Short task: From the data that follows, copy every line holding the string "using".

— start Records for processing —

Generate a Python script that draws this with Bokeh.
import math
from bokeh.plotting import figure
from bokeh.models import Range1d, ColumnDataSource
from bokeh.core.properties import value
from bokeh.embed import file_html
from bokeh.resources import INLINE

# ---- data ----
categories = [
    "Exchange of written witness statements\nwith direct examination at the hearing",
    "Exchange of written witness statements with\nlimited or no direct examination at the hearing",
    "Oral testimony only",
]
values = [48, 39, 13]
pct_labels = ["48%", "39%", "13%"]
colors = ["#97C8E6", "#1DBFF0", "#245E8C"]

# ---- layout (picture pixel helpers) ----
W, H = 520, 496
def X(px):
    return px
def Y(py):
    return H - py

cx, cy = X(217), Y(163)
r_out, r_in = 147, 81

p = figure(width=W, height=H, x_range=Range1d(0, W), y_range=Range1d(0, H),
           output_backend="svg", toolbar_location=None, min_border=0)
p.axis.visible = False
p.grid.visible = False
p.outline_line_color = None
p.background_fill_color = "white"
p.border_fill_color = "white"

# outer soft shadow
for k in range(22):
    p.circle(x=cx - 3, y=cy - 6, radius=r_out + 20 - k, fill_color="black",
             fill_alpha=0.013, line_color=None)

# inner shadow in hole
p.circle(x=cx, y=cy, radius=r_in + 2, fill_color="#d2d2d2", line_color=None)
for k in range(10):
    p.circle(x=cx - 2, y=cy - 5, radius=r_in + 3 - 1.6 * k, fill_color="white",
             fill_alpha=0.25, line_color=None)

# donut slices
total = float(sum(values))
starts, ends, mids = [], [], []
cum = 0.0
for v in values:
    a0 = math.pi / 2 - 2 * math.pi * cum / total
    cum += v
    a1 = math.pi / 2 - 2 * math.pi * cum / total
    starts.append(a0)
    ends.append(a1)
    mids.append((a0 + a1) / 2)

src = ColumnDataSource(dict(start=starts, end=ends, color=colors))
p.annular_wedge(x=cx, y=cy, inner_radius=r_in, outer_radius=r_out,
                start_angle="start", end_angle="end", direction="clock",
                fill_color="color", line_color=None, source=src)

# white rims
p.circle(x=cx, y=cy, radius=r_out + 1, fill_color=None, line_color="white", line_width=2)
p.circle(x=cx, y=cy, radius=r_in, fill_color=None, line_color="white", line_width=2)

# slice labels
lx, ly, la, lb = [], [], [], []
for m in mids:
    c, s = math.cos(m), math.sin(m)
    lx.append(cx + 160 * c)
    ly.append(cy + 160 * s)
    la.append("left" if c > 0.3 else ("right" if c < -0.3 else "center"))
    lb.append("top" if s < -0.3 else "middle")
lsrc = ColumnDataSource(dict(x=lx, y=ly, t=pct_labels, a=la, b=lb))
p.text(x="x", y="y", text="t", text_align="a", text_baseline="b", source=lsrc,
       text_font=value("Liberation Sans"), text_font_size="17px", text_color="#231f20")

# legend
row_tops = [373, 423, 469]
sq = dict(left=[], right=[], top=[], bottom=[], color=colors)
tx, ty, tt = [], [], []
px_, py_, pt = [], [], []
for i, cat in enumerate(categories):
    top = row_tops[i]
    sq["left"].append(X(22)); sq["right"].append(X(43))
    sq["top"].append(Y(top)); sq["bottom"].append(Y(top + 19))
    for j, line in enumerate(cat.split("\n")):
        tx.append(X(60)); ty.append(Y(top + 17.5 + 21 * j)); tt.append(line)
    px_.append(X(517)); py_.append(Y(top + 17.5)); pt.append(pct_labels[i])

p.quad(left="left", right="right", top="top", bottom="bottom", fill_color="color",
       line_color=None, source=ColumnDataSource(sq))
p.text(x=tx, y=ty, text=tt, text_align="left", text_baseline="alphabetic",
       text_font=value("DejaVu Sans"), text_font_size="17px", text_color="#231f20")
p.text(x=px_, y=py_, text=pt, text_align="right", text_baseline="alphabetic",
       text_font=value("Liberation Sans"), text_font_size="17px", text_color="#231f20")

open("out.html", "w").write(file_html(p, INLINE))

— end Records for processing —
— start Records for processing —

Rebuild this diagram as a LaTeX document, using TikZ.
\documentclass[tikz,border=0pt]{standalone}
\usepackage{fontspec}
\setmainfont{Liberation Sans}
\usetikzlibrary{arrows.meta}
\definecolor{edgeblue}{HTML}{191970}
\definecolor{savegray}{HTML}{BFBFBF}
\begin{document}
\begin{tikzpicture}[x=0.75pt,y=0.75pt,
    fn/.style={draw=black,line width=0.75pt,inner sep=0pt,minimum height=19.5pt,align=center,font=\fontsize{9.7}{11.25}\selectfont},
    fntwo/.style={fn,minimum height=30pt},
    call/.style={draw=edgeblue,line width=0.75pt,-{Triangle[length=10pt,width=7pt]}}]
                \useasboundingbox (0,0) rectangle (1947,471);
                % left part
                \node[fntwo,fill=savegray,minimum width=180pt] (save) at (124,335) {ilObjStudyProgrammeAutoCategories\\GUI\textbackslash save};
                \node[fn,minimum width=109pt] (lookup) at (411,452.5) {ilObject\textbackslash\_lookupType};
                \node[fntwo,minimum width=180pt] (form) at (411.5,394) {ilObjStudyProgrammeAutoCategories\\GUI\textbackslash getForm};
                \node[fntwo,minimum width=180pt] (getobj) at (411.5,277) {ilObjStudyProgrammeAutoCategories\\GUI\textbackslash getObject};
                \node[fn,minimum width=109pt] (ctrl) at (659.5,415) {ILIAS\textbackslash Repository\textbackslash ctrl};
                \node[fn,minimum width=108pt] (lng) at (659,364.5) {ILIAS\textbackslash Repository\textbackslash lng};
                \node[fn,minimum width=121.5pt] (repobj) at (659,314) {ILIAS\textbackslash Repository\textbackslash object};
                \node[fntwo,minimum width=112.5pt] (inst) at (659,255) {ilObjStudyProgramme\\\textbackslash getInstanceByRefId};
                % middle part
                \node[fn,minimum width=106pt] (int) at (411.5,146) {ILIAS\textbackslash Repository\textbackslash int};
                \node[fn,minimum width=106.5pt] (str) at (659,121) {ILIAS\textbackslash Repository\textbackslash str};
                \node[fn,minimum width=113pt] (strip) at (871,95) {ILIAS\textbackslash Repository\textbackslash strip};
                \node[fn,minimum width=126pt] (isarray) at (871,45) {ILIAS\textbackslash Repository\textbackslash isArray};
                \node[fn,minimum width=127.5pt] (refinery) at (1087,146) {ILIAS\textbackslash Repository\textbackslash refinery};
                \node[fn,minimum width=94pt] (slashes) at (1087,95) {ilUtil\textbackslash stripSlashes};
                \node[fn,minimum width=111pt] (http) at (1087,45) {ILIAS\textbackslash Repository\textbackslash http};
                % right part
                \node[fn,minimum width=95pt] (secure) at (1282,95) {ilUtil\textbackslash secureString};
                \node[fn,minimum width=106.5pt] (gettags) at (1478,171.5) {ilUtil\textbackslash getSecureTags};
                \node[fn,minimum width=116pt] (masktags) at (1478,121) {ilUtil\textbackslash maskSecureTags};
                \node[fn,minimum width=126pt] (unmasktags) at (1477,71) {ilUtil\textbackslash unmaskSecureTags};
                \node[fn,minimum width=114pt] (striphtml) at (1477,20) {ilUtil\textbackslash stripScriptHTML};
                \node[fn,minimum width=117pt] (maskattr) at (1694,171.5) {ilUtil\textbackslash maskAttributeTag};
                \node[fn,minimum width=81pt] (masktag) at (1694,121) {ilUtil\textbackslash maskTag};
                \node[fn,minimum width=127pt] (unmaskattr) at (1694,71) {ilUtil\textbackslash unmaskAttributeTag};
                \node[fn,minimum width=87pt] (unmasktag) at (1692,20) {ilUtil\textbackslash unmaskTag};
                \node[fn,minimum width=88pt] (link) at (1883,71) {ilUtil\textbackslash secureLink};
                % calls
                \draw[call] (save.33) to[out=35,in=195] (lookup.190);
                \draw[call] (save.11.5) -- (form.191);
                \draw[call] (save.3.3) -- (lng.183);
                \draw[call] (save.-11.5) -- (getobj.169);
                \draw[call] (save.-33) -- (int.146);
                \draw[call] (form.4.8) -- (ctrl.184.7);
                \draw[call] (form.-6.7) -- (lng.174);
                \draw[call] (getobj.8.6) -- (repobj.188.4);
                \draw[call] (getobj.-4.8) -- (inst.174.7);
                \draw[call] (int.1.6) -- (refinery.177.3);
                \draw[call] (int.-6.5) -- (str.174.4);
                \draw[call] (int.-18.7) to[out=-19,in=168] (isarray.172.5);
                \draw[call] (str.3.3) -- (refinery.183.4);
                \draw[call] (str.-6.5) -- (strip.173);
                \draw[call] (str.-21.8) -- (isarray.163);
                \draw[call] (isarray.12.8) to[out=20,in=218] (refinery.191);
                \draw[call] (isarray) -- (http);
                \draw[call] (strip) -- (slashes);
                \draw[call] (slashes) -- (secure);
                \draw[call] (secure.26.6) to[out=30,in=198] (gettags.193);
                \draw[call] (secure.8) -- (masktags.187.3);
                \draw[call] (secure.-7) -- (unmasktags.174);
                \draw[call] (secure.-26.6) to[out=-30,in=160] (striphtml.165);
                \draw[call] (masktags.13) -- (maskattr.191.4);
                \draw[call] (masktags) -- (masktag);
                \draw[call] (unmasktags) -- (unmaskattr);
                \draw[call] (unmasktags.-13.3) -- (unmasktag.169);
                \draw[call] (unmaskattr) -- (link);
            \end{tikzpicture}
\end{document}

— end Records for processing —
— start Records for processing —

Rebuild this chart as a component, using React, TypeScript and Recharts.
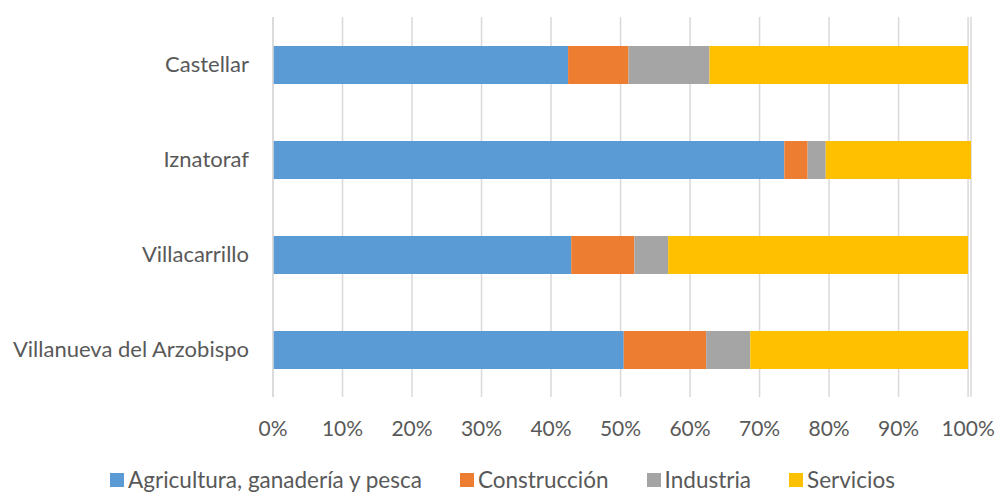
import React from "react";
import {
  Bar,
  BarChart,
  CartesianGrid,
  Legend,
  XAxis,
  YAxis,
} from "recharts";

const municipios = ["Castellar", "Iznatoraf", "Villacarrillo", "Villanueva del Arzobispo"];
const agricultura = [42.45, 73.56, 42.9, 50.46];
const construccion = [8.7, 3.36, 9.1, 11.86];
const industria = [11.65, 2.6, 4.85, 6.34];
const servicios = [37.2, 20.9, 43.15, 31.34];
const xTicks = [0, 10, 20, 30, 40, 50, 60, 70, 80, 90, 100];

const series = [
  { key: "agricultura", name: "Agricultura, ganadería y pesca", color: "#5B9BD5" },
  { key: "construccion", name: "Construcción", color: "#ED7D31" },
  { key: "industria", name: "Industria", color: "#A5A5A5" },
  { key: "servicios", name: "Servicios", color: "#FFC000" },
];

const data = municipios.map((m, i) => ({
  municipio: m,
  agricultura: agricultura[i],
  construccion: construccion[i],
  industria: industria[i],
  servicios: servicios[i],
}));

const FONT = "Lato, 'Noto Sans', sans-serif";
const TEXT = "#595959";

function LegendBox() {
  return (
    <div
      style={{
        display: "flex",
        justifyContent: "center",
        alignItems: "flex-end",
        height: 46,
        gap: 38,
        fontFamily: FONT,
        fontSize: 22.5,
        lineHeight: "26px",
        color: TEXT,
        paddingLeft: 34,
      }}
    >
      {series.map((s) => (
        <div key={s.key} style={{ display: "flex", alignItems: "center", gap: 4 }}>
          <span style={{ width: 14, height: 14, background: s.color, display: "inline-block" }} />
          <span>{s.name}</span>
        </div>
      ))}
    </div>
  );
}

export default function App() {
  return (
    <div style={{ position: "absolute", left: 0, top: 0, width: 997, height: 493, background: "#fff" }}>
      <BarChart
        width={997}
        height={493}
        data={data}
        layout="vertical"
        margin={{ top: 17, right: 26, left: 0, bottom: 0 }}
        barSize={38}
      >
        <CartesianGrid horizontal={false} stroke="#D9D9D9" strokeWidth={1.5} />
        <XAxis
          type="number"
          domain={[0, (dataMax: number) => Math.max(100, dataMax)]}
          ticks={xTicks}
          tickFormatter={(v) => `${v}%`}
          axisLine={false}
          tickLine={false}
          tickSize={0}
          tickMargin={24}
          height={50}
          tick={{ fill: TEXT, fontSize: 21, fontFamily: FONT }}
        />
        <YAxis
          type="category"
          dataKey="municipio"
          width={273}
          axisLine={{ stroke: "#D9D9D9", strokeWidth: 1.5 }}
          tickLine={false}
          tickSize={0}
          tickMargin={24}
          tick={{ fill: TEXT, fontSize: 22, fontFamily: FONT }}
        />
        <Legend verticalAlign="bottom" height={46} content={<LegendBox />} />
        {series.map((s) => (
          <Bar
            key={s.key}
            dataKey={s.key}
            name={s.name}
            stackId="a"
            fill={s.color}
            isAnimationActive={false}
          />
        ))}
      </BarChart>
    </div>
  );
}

— end Records for processing —

Full output:
Rebuild this diagram as a LaTeX document, using TikZ.
Rebuild this chart as a component, using React, TypeScript and Recharts.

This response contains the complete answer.